Quando a porta da sala se fecha e as luzes diminuem, a aula começa como quem acende uma fogueira. As sombras dançam nas paredes — slides, gráficos, recortes de notícias — e por um instante todos nós nos confundimos com as formas que projetamos. É nesse cenário comum, tão contemporâneo, que a velha história de Platão volta a ganhar corpo. No vídeo “O Lado Sombrio da Educação (Que Ninguém Te Contou) — Platão”, a narrativa propõe que educar é mais do que despejar conteúdos: é girar a alma inteira, reorientar o olhar, fazer o estudante virar o rosto em direção à luz.
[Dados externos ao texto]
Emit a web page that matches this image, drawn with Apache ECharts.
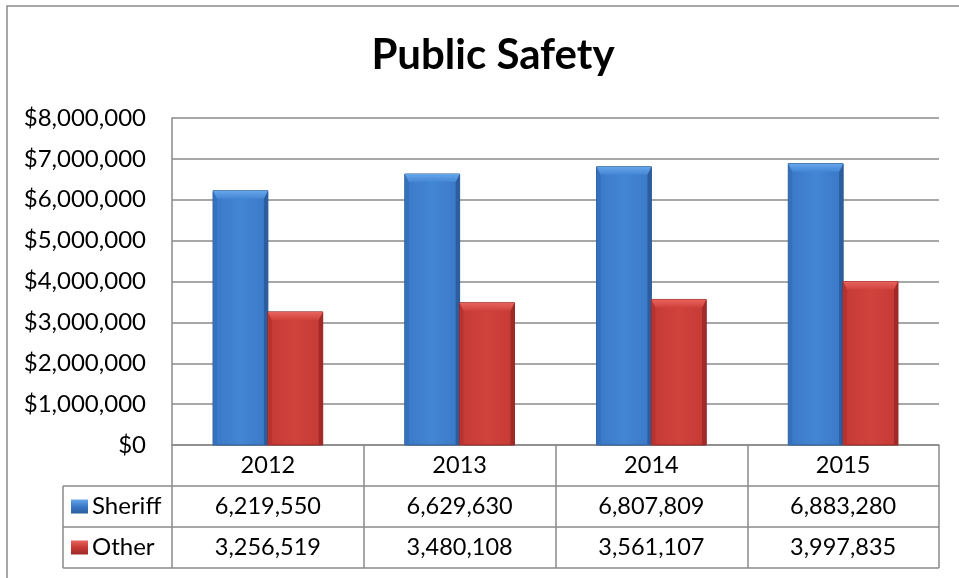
<!DOCTYPE html>
<html>
<head>
<meta charset="utf-8">
<title>Public Safety</title>
<script src="https://cdn.jsdelivr.net/npm/echarts@6/dist/echarts.min.js"></script>
<style>
  html, body { margin: 0; padding: 0; background: #ffffff; }
  #chart { width: 959px; height: 578px; }
</style>
</head>
<body>
<div id="chart"></div>
<script>
// Budget by year
const years = ['2012', '2013', '2014', '2015'];
const seriesNames = ['Sheriff', 'Other'];
const sheriff = [6219550, 6629630, 6807809, 6883280];
const other = [3256519, 3480108, 3561107, 3997835];

// Value axis ticks
const yMin = 0;
const yMax = 8000000;
const yStep = 1000000;

// Layout
const W = 959, H = 578;
const PLOT_LEFT = 172, PLOT_RIGHT = 939, PLOT_TOP = 118, PLOT_BOTTOM = 445;
const ROW_H = 41;
const ROW_HEAD_LEFT = 63;
const FONT = 'Lato, "Open Sans", sans-serif';
const LINE = '#8a8a8a';
const BAR_FRACTION = 0.286;

const fmt = v => v.toLocaleString('en-US');

const palettes = {
  Sheriff: { face: '#3a78c6', faceLight: '#4386d4', left: '#3470bb', right: '#2c5e9f', top: '#66a6ea', edge: '#2b5a93' },
  Other:   { face: '#c53a35', faceLight: '#d0423c', left: '#b8332f', right: '#9f2a27', top: '#e8645e', edge: '#8e2622' }
};

function lin(x1, y1, x2, y2, stops) {
  return { type: 'linear', x: x1, y: y1, x2: x2, y2: y2,
    colorStops: stops.map((c, i) => ({ offset: i / (stops.length - 1), color: c })) };
}

// Bevelled column, placed through the category/value scales
function bevelBar(side, p) {
  return function (params, api) {
    const idx = api.value(0);
    const val = api.value(1);
    const base = api.coord([idx, 0]);
    const top = api.coord([idx, val]);
    const band = api.size([1, 0])[0];
    const w = band * BAR_FRACTION;
    const x = side < 0 ? base[0] - w : base[0];
    const y = top[1];
    const s = 4;   // side bevel
    const t = 8;   // top bevel
    return {
      type: 'group',
      children: [
        { type: 'rect', shape: { x: x, y: y, width: w, height: base[1] - y },
          style: { fill: lin(0, 0, 1, 0, [p.face, p.faceLight, p.face]), stroke: p.edge, lineWidth: 1 } },
        { type: 'polygon', shape: { points: [[x, y], [x + s, y + t], [x + s, base[1]], [x, base[1]]] },
          style: { fill: p.left } },
        { type: 'polygon', shape: { points: [[x + w, y], [x + w - s, y + t], [x + w - s, base[1]], [x + w, base[1]]] },
          style: { fill: p.right } },
        { type: 'polygon', shape: { points: [[x, y], [x + w, y], [x + w - s, y + t], [x + s, y + t]] },
          style: { fill: lin(0, 0, 0, 1, [p.top, p.faceLight]) } }
      ]
    };
  };
}

// Data table rules under the plot
const tableLines = [];
for (let r = 1; r <= 3; r++) {
  tableLines.push({ type: 'line', silent: true,
    shape: { x1: ROW_HEAD_LEFT, y1: PLOT_BOTTOM + r * ROW_H, x2: PLOT_RIGHT, y2: PLOT_BOTTOM + r * ROW_H },
    style: { stroke: LINE, lineWidth: 1.5 } });
}
tableLines.push({ type: 'line', silent: true,
  shape: { x1: ROW_HEAD_LEFT, y1: PLOT_BOTTOM + ROW_H, x2: ROW_HEAD_LEFT, y2: PLOT_BOTTOM + 3 * ROW_H },
  style: { stroke: LINE, lineWidth: 1.5 } });

const chart = echarts.init(document.getElementById('chart'), null, { renderer: 'canvas' });

chart.setOption({
  backgroundColor: '#ffffff',
  animation: false,
  title: {
    text: 'Public Safety',
    left: 488,
    textAlign: 'center',
    top: 29,
    textStyle: { fontFamily: FONT, fontWeight: 'bold', fontSize: 42, color: '#000000' }
  },
  legend: {
    orient: 'vertical',
    left: ROW_HEAD_LEFT + 8,
    top: PLOT_BOTTOM + ROW_H + 8,
    padding: 0,
    itemWidth: 17,
    itemHeight: 14,
    itemGap: ROW_H - 25,
    selectedMode: false,
    textStyle: { fontFamily: FONT, fontSize: 24, color: '#000000', lineHeight: 25, padding: [0, 0, 0, -1] },
    data: seriesNames.map(n => ({
      name: n, icon: 'rect',
      itemStyle: { color: lin(0, 0, 0, 1, [palettes[n].top, palettes[n].face, palettes[n].right]) }
    }))
  },
  grid: {
    left: PLOT_LEFT, right: W - PLOT_RIGHT, top: PLOT_TOP, bottom: H - PLOT_BOTTOM,
    containLabel: false
  },
  xAxis: {
    type: 'category',
    data: years,
    boundaryGap: true,
    axisLine: { show: true, lineStyle: { color: LINE, width: 1.5 } },
    axisTick: { show: true, inside: false, length: 3 * ROW_H, interval: 0, lineStyle: { color: LINE, width: 1.5 } },
    splitLine: { show: false },
    axisLabel: {
      interval: 0,
      margin: 0,
      formatter: (v, i) => `{c|${v}}\n{c|${fmt(sheriff[i])}}\n{c|${fmt(other[i])}}`,
      rich: { c: { fontFamily: FONT, fontSize: 23.5, color: '#000000', lineHeight: ROW_H, align: 'center' } }
    }
  },
  yAxis: {
    type: 'value',
    min: yMin, max: yMax, interval: yStep,
    axisLine: { show: true, lineStyle: { color: LINE, width: 1.5 } },
    axisTick: { show: false },
    splitLine: { show: true, lineStyle: { color: LINE, width: 1.5 } },
    axisLabel: {
      margin: 26,
      formatter: v => '$' + fmt(v),
      fontFamily: FONT, fontSize: 24, color: '#000000'
    }
  },
  graphic: [
    { type: 'rect', silent: true, z: -1,
      shape: { x: 7, y: 6, width: 1000, height: 1000 },
      style: { fill: 'none', stroke: LINE, lineWidth: 1.5 } }
  ].concat(tableLines),
  series: [
    {
      name: 'Sheriff', type: 'custom',
      renderItem: bevelBar(-1, palettes.Sheriff),
      itemStyle: { color: palettes.Sheriff.face },
      encode: { x: 0, y: 1 },
      data: sheriff.map((v, i) => [i, v])
    },
    {
      name: 'Other', type: 'custom',
      renderItem: bevelBar(1, palettes.Other),
      itemStyle: { color: palettes.Other.face },
      encode: { x: 0, y: 1 },
      data: other.map((v, i) => [i, v])
    }
  ]
});
</script>
</body>
</html>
Mas, como toda fogueira, a mesma chama que aquece também pode queimar. O filme nos conduz por essa tensão: a educação como iluminação e, ao mesmo tempo, como engenharia social.
A jornada começa na caverna. Platão não descreve apenas uma metáfora elegante; ele nos entrega um mapa de transformação. Aprender, nessa chave, é um verbo que exige o corpo todo: os olhos precisam acostumar-se à claridade, a mente precisa suportar o desconforto de ver aquilo que não queria ver, e o coração precisa admitir que a familiaridade das sombras não é o mesmo que a verdade. Em linguagem de sala de aula, significa que decorar fórmulas não basta: a missão é elevar a consciência, ligar pontos, ver o que sustenta os fenômenos. Essa ambição é bela e necessária. Sem ela, a educação se torna um teatro repetitivo; com ela, vira um ofício de libertação. O vídeo nos lembra que “ensinar a alma a voltar-se para a luz” exige tempo, método e coragem — inclusive a coragem de duvidar de si mesmo.
Ao lado do ideal, porém, Platão ergue um edifício muito específico de formação. O famoso “programa de seleção” não era um convite democrático para todos escalarem a mesma montanha, mas um funil rigoroso, desenhado para encontrar poucos que, ao final, governariam. Primeiro, moldam-se as emoções por meio de mitos e música — e aqui a palavra “censura” aparece sem rodeios, porque quem define as histórias define o horizonte do desejável. Depois, disciplina-se o corpo pela ginástica, não para medalhas, mas para que o corpo obedeça à razão. Em seguida, treina-se o pensamento com matemática, essa linguagem que aponta para o permanente, para além dos caprichos dos sentidos. Por fim, no cume, a dialética, a arte perigosa de questionar tudo em busca do Bem. É irresistível notar o paradoxo: a etapa mais alta, a do questionamento livre, era reservada a pouquíssimos. O que é libertação para uns se converte em contenção para muitos. O vídeo acerta o tom ao mostrar que a mesma escada que leva à luz é vigiada por porteiros zelosos.
É então que a narrativa mergulha no que chama de lado sombrio. Não se trata de pintar Platão como vilão, mas de encarar a arquitetura política embutida no seu projeto. A “mentira nobre” — o mito dos metais — não era um capricho literário; era um mecanismo de estabilidade social. Se todos acreditam que nasceram com uma liga diferente na alma, aceitaremos melhor que uns governem e outros obedeçam. Some-se a isso o controle da imaginação pública — a triagem do que pode ou não pode ser cantado e lido — e um arranjo de vida para a elite guardiã sem propriedade nem família, dedicada ao Estado. O resultado é uma educação que forma consciências, sim, mas as forma dentro de moldes bem apertados. Para muitos, isso soa como prevenção contra a corrupção e a demagogia. Para outros, é o germe do paternalismo: em nome do Bem, o Estado decide quem pode perguntar e quem deve calar.
A crítica ganha atualidade quando o vídeo aproxima essa herança do nosso sistema moderno. A promessa contemporânea — “estude, tire um diploma, e será livre” — funciona como nova narrativa fundadora. Não é falsa no sentido trivial, porque a educação de fato amplia horizontes, renda e voz; mas é incompleta quando é vendida como único bilhete para a dignidade. As provas, vestibulares e concursos, por sua vez, desempenham o papel de portais que filtram, legitimam e organizam o acesso ao poder econômico e simbólico.